The Innovation Award Paper

The musical interface presented in the paper “Felt Sound: A Shared Musical Experience for the Deaf and Hard of Hearing” uses American Sign Language, so non-musical communicative gestures feature as input alongside musical gestures (see Figure 1). It is a movement-based digital music instrument, specifically designed for inclusive performance. It aims to provide a shared musical experience for both deaf and hard of hearing individuals and those who are not. Those hard of hearing are able to physically experience the vibrations, nuances, contours, as well as their correspondences with the hand gestures while those who are not hard of hearing can also experience the sound. The same physical vibrations are shared by everyone. Enabling shared experiences among people with diverse abilities shows how we can benefit from and contribute to increased accessibility, inclusivity, and collaboration.

Figure 1. Gesture-to-Sound Mapping (Cavdir & Wang, 2020).
Figure 1. Gesture-to-Sound Mapping (Cavdir & Wang, 2020).

The Honorary Mention

“Encoding the Khipu_“ is a work that imbues a historical, information processing artefact with tangible computing affordances to elicit narratives that symbolically restore and vindicate ancestral Andean memories. The khipu was an information processing and transmission device used by the Incas and previous Andean societies. According to Patricia Cadavid, Western reading and vision of Khipus would be obsessed with establishing numerical and mathematical logics in them and turning them into codes without a message.

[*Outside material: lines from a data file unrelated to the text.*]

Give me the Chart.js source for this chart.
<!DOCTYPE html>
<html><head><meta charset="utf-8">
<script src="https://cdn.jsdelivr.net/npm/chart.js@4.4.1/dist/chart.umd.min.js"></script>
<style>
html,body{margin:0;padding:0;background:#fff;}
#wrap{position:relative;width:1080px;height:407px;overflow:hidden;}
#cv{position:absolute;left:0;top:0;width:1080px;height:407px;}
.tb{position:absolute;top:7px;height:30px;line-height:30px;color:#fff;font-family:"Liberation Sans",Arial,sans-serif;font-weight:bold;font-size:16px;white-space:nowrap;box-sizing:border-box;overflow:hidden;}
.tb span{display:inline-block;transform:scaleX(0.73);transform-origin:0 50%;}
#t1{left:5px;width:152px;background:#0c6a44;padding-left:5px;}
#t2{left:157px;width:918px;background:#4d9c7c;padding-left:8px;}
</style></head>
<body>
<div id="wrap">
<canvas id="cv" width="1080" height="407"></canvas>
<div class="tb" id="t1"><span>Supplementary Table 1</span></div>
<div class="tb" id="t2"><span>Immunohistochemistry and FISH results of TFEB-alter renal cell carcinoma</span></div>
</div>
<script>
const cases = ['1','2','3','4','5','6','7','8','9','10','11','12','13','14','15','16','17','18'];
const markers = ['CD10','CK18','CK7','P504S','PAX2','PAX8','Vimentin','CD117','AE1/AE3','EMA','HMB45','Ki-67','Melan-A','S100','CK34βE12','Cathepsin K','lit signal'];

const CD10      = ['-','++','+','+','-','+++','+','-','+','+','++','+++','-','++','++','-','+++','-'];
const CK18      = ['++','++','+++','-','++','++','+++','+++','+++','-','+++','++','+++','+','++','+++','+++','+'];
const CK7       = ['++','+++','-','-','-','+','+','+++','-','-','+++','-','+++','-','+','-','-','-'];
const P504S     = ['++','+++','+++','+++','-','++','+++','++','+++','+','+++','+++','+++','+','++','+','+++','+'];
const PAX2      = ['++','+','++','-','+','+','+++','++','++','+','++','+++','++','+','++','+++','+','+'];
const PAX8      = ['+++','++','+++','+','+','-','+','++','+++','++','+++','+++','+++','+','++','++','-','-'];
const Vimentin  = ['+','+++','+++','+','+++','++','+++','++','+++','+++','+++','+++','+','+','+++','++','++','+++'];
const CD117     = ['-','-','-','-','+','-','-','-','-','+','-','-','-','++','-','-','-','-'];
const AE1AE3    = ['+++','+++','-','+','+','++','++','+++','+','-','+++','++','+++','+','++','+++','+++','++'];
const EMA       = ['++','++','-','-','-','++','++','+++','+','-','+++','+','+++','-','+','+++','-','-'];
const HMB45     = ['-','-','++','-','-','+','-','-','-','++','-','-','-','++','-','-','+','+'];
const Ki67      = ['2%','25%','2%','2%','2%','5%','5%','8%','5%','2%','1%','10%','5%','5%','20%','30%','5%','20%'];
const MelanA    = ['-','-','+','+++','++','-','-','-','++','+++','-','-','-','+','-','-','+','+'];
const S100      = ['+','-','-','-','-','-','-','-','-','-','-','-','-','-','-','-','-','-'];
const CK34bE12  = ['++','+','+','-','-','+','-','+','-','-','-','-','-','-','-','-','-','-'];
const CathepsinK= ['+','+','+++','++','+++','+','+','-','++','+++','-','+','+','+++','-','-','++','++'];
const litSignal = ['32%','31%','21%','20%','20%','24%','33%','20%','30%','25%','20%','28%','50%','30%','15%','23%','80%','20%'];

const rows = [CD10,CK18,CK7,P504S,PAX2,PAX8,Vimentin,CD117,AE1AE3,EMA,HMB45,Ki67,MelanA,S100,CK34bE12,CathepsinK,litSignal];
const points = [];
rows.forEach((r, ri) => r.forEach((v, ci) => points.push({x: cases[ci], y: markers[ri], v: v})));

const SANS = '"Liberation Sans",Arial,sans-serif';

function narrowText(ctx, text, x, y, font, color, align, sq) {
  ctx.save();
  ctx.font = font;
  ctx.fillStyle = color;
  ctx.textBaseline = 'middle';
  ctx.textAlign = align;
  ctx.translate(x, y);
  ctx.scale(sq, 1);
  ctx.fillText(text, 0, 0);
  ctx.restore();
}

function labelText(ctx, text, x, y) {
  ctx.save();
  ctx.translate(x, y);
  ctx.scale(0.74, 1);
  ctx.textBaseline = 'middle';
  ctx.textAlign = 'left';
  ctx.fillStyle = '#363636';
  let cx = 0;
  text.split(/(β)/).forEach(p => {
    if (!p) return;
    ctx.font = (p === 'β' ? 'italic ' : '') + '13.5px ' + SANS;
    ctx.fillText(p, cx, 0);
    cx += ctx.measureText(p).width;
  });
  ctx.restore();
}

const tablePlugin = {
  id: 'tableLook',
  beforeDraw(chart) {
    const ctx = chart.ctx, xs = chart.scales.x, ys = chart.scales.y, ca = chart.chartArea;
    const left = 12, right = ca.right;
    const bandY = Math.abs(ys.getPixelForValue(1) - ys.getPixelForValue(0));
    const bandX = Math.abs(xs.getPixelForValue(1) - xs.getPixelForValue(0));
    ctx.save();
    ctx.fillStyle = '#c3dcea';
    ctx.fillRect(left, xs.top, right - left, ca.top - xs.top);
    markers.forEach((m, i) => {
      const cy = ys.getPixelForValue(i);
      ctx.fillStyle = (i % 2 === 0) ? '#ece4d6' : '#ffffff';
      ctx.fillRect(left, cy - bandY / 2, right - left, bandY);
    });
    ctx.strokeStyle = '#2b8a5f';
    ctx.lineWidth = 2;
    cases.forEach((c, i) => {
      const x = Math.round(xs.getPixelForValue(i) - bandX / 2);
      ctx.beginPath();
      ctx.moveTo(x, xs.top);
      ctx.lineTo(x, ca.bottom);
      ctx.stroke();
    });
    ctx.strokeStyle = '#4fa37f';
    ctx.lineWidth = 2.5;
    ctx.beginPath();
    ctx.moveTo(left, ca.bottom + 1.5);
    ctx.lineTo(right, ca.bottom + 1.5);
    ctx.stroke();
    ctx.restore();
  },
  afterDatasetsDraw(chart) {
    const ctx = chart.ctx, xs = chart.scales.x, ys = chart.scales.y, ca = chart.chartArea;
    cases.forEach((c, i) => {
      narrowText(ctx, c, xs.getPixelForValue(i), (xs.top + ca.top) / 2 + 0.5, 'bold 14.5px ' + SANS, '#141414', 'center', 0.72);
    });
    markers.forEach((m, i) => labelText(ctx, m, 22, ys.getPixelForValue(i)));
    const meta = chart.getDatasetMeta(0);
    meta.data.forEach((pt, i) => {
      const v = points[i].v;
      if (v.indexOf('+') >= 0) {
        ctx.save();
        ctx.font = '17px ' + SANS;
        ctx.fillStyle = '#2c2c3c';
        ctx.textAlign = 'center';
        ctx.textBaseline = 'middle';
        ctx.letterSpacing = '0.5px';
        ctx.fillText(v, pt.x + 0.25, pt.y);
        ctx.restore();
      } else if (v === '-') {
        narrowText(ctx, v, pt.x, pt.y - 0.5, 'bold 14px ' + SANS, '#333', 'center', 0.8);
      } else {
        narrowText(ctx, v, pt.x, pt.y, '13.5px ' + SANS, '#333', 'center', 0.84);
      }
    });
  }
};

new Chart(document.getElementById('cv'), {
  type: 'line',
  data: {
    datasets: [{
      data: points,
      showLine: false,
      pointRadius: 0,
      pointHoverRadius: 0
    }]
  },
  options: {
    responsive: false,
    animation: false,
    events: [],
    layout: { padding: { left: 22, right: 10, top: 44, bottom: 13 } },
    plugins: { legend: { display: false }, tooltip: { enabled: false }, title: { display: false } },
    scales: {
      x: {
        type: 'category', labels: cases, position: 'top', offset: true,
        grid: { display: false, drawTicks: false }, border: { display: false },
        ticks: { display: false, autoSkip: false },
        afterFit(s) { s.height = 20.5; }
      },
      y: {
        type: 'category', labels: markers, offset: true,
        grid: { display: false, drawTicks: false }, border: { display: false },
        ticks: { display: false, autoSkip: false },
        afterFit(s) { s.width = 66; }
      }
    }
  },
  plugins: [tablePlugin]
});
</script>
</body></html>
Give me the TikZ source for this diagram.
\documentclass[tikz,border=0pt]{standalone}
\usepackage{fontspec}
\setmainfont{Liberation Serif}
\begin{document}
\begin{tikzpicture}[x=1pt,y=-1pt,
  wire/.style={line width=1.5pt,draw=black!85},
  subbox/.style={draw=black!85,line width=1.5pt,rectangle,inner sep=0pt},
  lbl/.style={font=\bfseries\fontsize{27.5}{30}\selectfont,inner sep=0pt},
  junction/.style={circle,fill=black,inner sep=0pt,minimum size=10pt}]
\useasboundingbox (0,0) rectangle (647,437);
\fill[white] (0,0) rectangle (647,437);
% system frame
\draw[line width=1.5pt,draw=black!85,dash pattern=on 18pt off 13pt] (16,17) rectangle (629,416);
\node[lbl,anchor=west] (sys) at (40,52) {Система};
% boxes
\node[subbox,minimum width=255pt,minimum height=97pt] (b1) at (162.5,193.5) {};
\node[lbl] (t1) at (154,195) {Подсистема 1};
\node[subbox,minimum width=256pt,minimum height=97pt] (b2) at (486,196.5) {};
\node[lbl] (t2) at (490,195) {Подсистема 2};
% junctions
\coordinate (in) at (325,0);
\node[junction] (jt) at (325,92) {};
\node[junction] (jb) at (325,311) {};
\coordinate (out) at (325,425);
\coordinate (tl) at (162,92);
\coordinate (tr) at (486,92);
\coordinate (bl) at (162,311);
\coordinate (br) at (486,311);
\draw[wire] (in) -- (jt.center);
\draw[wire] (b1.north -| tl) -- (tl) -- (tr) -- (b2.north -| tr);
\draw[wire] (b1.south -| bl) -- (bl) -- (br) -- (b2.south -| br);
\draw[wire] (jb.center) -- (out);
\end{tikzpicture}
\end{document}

Figure 2. Left: Ancient Andean Khipu. Right: Electronic Khipu (Cadavid Hinojosa, 2020).
Figure 2. Left: Ancient Andean Khipu. Right: Electronic Khipu (Cadavid Hinojosa, 2020).

By creating a musical instrument (see Figure 2), Patricia Cadavid is not only sharing her knowledge about old instruments, but is also expanding this numerical logic with musical meaning. Cadavid calls the electronic khipu a tangible live coding interface since the khipu, even transformed into a NIME, would still be a computer and the sound results would vary in real time according to the coding made by the knotwork and the different values produced when the strings are tightened. Its decolonial aesthetic opens NIME up to powerful questions of cultural agency and historical perspectives.

The Prizes and Final Words

A Bela Starter Kit, and a copy of Franziska Schroeder’s edited book “Soundweaving - Writings on Omprovisation” were rewarded to Doga Cavdir. Patricia Cadavid was offered a set of Bela Trill sensors. All in all, we are very happy that the Pamela Z Award for Innovation continued this year and we hope it will do so in the following years. We are thankful to all those who support the initiative and help to make it happen! See you next year at NIME 2021 in Shanghai, China!


  • Cadavid Hinojosa, L.P. (2020) “Knotting the memory//Encoding the Khipu_: Reuse of an ancient Andean device as a NIME”, in Proceedings of NIME, Birmingham, United Kingdom. p. 495–498.
  • Cavdir, D., Wang, G. (2020) “Felt Sound: A Shared Musical Experience for the Deaf and Hard of Hearing”, in Proceedings of NIME, Birmingham, United Kingdom. p. 176–181.
  • Schroeder, F., Ó hAodha, M. (eds.) (2014) “Soundweaving - Writings on Improvisation”, Cambridge Scholars Publishing, Cambridge, United Kingdom.